Manuel Jiménez

Personal information
- Full name: Manuel Enrique Jiménez Abalo
- Date of birth: 27 October 1956 (age 68)
- Place of birth: Vilagarcía de Arousa, Spain
- Height: 1.77 m (5 ft 10 in)
- Position(s): Centre-back

Youth career
- Carril
- Arosa

Senior career*
- Years: Team / Apps / (Gls)
- 1976–1977: Arosa
- 1977–1979: Deportivo Gijón
- 1979–1991: Sporting Gijón / 420 / (8)
- 1991–1992: Burgos / 38 / (0)
- Total:  / 458 / (8)

International career
- 1980–1981: Spain B / 6 / (0)
- 1981: Spain / 1 / (0)

= Manuel Jiménez (footballer, born 1956) =

Spanish footballer

Manuel Enrique Jiménez Abalo (born 27 October 1956) is a Spanish former professional footballer who played as a central defender.

==Club career==
Jiménez was born in Vilagarcía de Arousa, Province of Pontevedra, Galicia. During his professional career, he played for Sporting de Gijón and Real Burgos CF. He spent 12 of his 13 seasons with the Asturias club, appearing in 534 competitive matches – he never played less than 30 games in La Liga, and helped the team to the fourth place in the 1986–87 campaign after contributing 43 appearances (3,870 minutes).

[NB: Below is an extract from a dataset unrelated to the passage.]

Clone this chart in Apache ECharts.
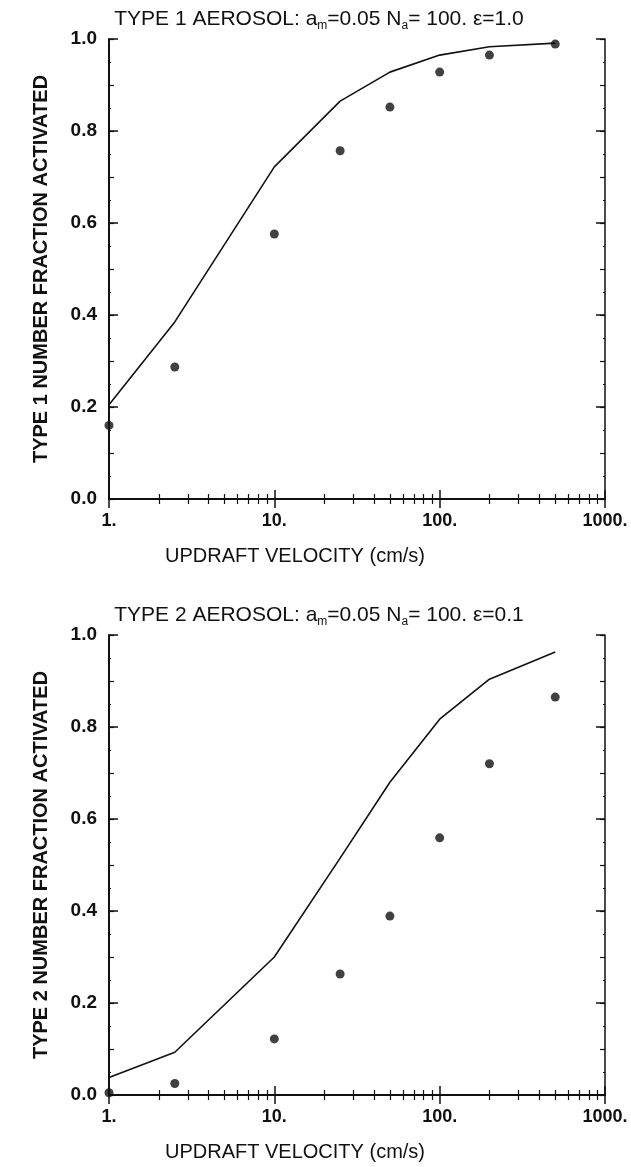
<!DOCTYPE html>
<html>
<head>
<meta charset="utf-8">
<script src="https://cdn.jsdelivr.net/npm/echarts@6/dist/echarts.min.js"></script>
<style>
html, body { margin: 0; padding: 0; background: #fff; }
#chart { width: 631px; height: 1167px; }
</style>
</head>
<body>
<div id="chart"></div>
<script>
// updraft velocity (cm/s) and activated fractions
const velocity = [1, 2.5, 10, 25, 50, 100, 200, 500];
const type1Line = [0.205, 0.385, 0.722, 0.865, 0.928, 0.965, 0.983, 0.991];
const type1Points = [0.16, 0.287, 0.576, 0.757, 0.852, 0.928, 0.965, 0.989];
const type2Line = [0.038, 0.093, 0.30, 0.515, 0.68, 0.817, 0.904, 0.963];
const type2Points = [0.005, 0.025, 0.122, 0.263, 0.389, 0.559, 0.72, 0.865];

const decadeTicks = [1, 10, 100, 1000];
const minorTicks = [2, 3, 4, 5, 6, 7, 8, 9, 20, 30, 40, 50, 60, 70, 80, 90, 200, 300, 400, 500, 600, 700, 800, 900];

const titles = [
    'TYPE 1 AEROSOL: a{s|m}=0.05 N{s|a}= 100. ε=1.0',
    'TYPE 2 AEROSOL: a{s|m}=0.05 N{s|a}= 100. ε=0.1'
];
const yNames = ['TYPE 1 NUMBER FRACTION ACTIVATED', 'TYPE 2 NUMBER FRACTION ACTIVATED'];
const xName = 'UPDRAFT VELOCITY (cm/s)';

const ink = '#111';
const font = 'Liberation Sans, Arial, sans-serif';
const gridTops = [39, 635];

const chart = echarts.init(document.getElementById('chart'));

const xAxes = [];
const yAxes = [];
gridTops.forEach((t, gi) => {
    ['bottom', 'top'].forEach(pos => {
        const bottom = pos === 'bottom';
        xAxes.push({
            type: 'log', logBase: 10, gridIndex: gi, position: pos, min: 1, max: 1000,
            axisLine: {show: true, lineStyle: {color: ink, width: bottom ? 2 : 1.5}},
            axisTick: {inside: true, length: 9, customValues: decadeTicks, lineStyle: {color: ink, width: 1.5}},
            axisLabel: bottom ? {
                customValues: decadeTicks, margin: 13,
                formatter: v => v + '.',
                color: ink, fontFamily: font, fontSize: 18, fontWeight: 'bold'
            } : {show: false},
            splitLine: {show: false}
        });
        xAxes.push({
            type: 'log', logBase: 10, gridIndex: gi, position: pos, min: 1, max: 1000,
            axisLine: {show: false},
            axisTick: {inside: true, length: 5, customValues: minorTicks, lineStyle: {color: ink, width: 1.2}},
            axisLabel: {show: false},
            splitLine: {show: false}
        });
    });
    ['left', 'right'].forEach(pos => {
        const left = pos === 'left';
        yAxes.push({
            type: 'value', gridIndex: gi, position: pos, min: 0, max: 1, interval: 0.2,
            name: left ? yNames[gi] : '', nameLocation: 'middle', nameGap: 58, nameRotate: 90,
            nameTextStyle: {color: ink, fontFamily: font, fontSize: 20, fontWeight: 'bold'},
            axisLine: {show: true, lineStyle: {color: ink, width: left ? 2 : 1.5}},
            axisTick: {inside: true, length: 9, lineStyle: {color: ink, width: 1.5}},
            axisLabel: left ? {
                margin: 12, formatter: v => v.toFixed(1),
                color: ink, fontFamily: font, fontSize: 19, fontWeight: 'bold'
            } : {show: false},
            splitLine: {show: false}
        });
        yAxes.push({
            type: 'value', gridIndex: gi, position: pos, min: 0, max: 1, interval: 0.1,
            axisLine: {show: false},
            axisTick: {inside: true, length: 5, lineStyle: {color: ink, width: 1.2}},
            minorTick: {show: true, splitNumber: 2, length: 2, lineStyle: {color: ink, width: 1}},
            axisLabel: {show: false},
            splitLine: {show: false}
        });
    });
});

const pairs = arr => velocity.map((v, i) => [v, arr[i]]);
const lines = [type1Line, type2Line];
const points = [type1Points, type2Points];
const series = [];
gridTops.forEach((t, gi) => {
    series.push({
        type: 'line', xAxisIndex: gi * 4, yAxisIndex: gi * 4,
        data: pairs(lines[gi]), showSymbol: false, symbol: 'none',
        lineStyle: {color: ink, width: 1.6}, clip: false
    });
    series.push({
        type: 'scatter', xAxisIndex: gi * 4, yAxisIndex: gi * 4,
        data: pairs(points[gi]), symbol: 'circle', symbolSize: 9,
        itemStyle: {color: ink}, clip: false
    });
});

const titleStyle = {
    color: ink, fontFamily: font, fontSize: 21, fontWeight: 'normal', lineHeight: 26,
    rich: {s: {fontFamily: font, fontSize: 12, color: ink, lineHeight: 12, verticalAlign: 'bottom'}}
};
const axisNameStyle = {color: ink, fontFamily: font, fontSize: 20, fontWeight: 'normal'};

chart.setOption({
    backgroundColor: '#fff',
    animation: false,
    title: [
        {text: titles[0], left: 314, top: 1, textAlign: 'center', textStyle: titleStyle},
        {text: titles[1], left: 314, top: 597, textAlign: 'center', textStyle: titleStyle},
        {text: xName, left: 290, top: 541, textAlign: 'center', textStyle: axisNameStyle},
        {text: xName, left: 290, top: 1137, textAlign: 'center', textStyle: axisNameStyle}
    ],
    grid: gridTops.map(t => ({left: 109, top: t, width: 496, height: 460})),
    xAxis: xAxes,
    yAxis: yAxes,
    series: series
});
</script>
</body>
</html>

With Burgos, in his final season, Jiménez played all the matches and minutes and the modest Castile and León side retained their top-division status while posting the eighth-best defensive record in the league. He retired aged 35, and later worked as a sports agent.

==International career==
Jiménez earned one cap for Spain on 18 November 1981, a 3–2 friendly win in Poland, being selected to the 1982 FIFA World Cup squad.